Opinión | Inventario de perplejidades

Para lo que vale un presidente

En los Estados Unidos de América del Norte, que es una República nacida casi a la par de su prima hermana la República francesa, los «padres fundadores» quisieron dibujar para la posterioridad el perfil del hombre que pudiera reunir en su persona las mejores condiciones para defender los derechos conquistados en la llamada «Revolución Americana». Y por si tal atribución de poder no fuera bastante para quienes pudieran ocupar el cargo de presidente del Gobierno en el futuro, le añadieron la capacidad de ejecución propia de un monarca absoluto. Expresado en pocas palabras, ese es el retrato de cualquiera de los presidentes norteamericanos; desde el primero, George Washington, hasta el último que estamos sufriendo, el inefable Donald Trump. En ese espacio de tiempo, en el que los migrantes europeos huían de la intolerancia religiosa, de la política, de la étnica, o simplemente en procura de unas mejores condiciones de vida.

La empresa no fue fácil porque antes hubo que vencer la resistencia, entre otros, de los ingleses, los franceses, de los españoles y, por supuesto, de los «pieles rojas», que eran los primeros habitantes de los extensos territorios que van del océano Atlántico al océano Pacífico, lo que da una idea de su inmensidad. Y también de su potencial vocación de imperio, que se puso de manifiesto en su guerra contra España, a la que arrebata los restos de sus posesiones ultramarinas (Filipinas, Cuba, Florida, California, etc.).

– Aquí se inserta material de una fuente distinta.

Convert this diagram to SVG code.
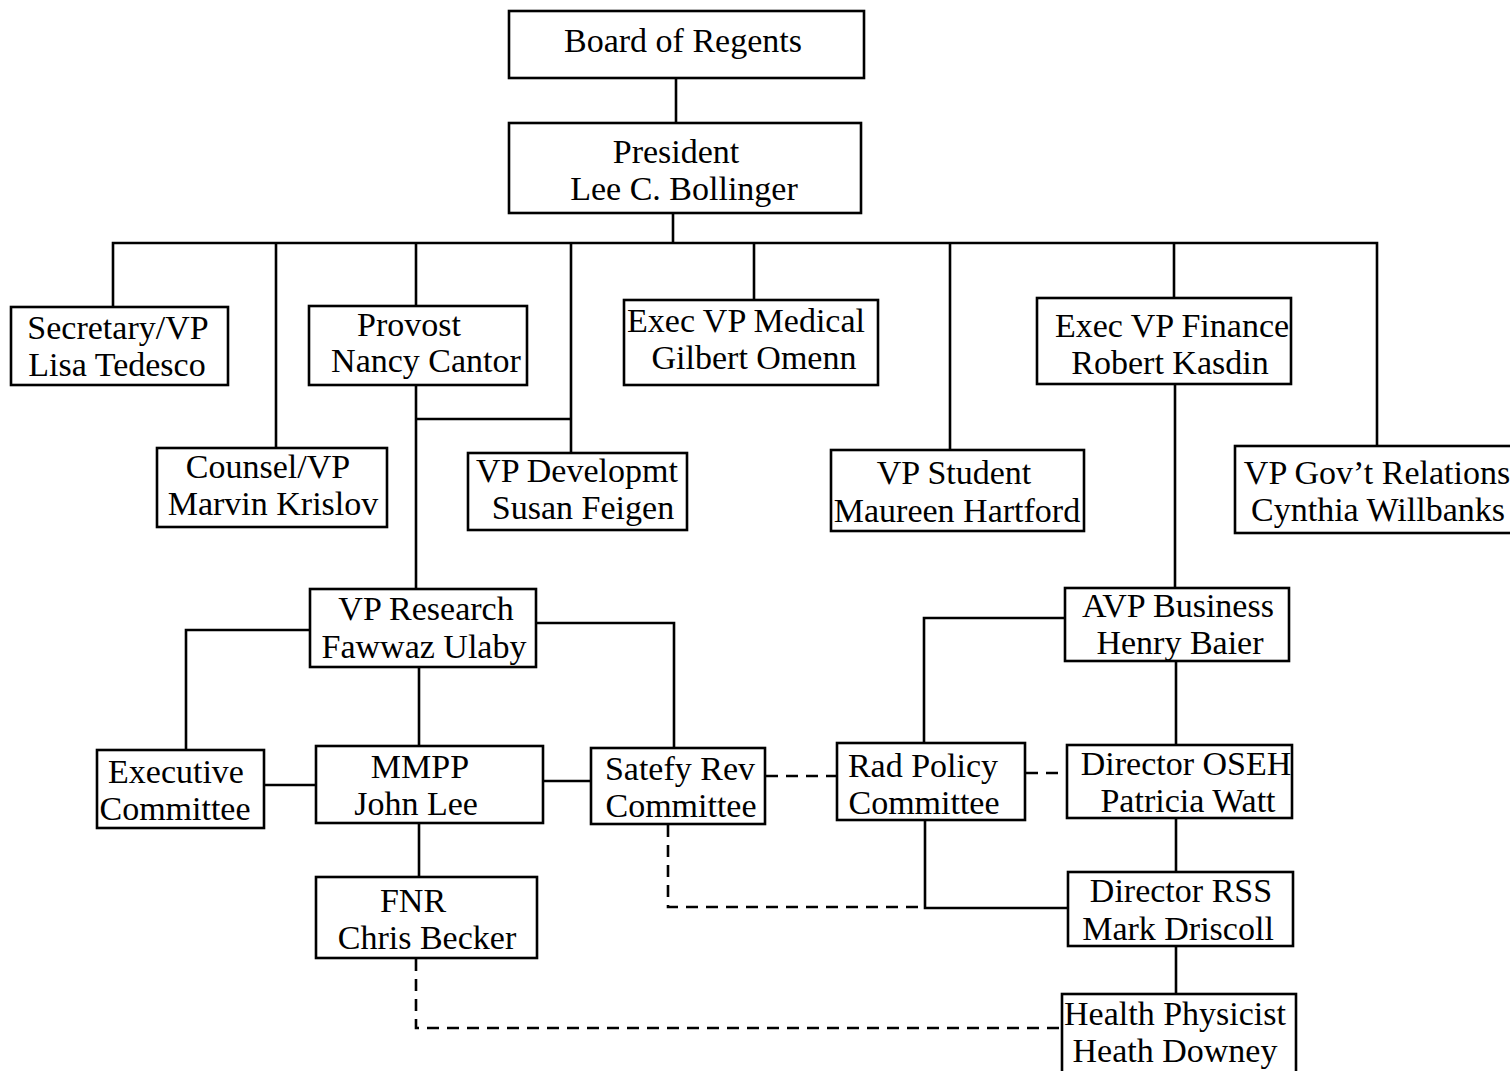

Simplificando mucho (el papel de periódico lo aguanta todo) podríamos confirmar el dato de que a lo largo del siglo XIX desaparece el imperio español y sobre sus ruinas emerge el imperio norteamericano, una nación joven que habla inglés y empieza a utilizar la mentira como arma política de destrucción masiva (esta sí).

Por poner un ejemplo, ahí tenemos el caso del Maine, un barco de guerra norteamericano cuyo hundimiento en aguas de la bahía de La Habana se quiso atribuir a un sabotaje de los españoles.

El incidente, jaleado por la prensa sensacionalista del magnate Randolph Hearst, sirvió de pretexto para declararle la guerra a la «Perla de las Antillas», que pasó a ser un dominio de los yanquis, hasta la llegada de Fidel Castro. En el atentado contra el Maine murieron 266 marinos y resultaron heridos 29. Ninguna de las investigaciones oficiales pudo probar la autoría o la complicidad española en el brutal atentado, pese a que era manifiesta su simpatía por el bando de los que se oponían a la independencia.

Digo estas cosas porque me recuerdan las mentiras que dijeron el presidente de EEUU George Bush júnior, el primer ministro británico Tony Blair y nuestro español José María Aznar cuando le declararon la guerra a Irak, so pretexto de la existencia de armas de destrucción masiva en manos de Sadam Husein, uno de los «hombres malos» que estaba de moda por aquellos años.

Dicen que la mentira tiene las patas muy cortas, pero después del deprimente espectáculo de un disparatado presidente de Estados Unidos acojonando él solo a la entera humanidad empiezo a dudarlo.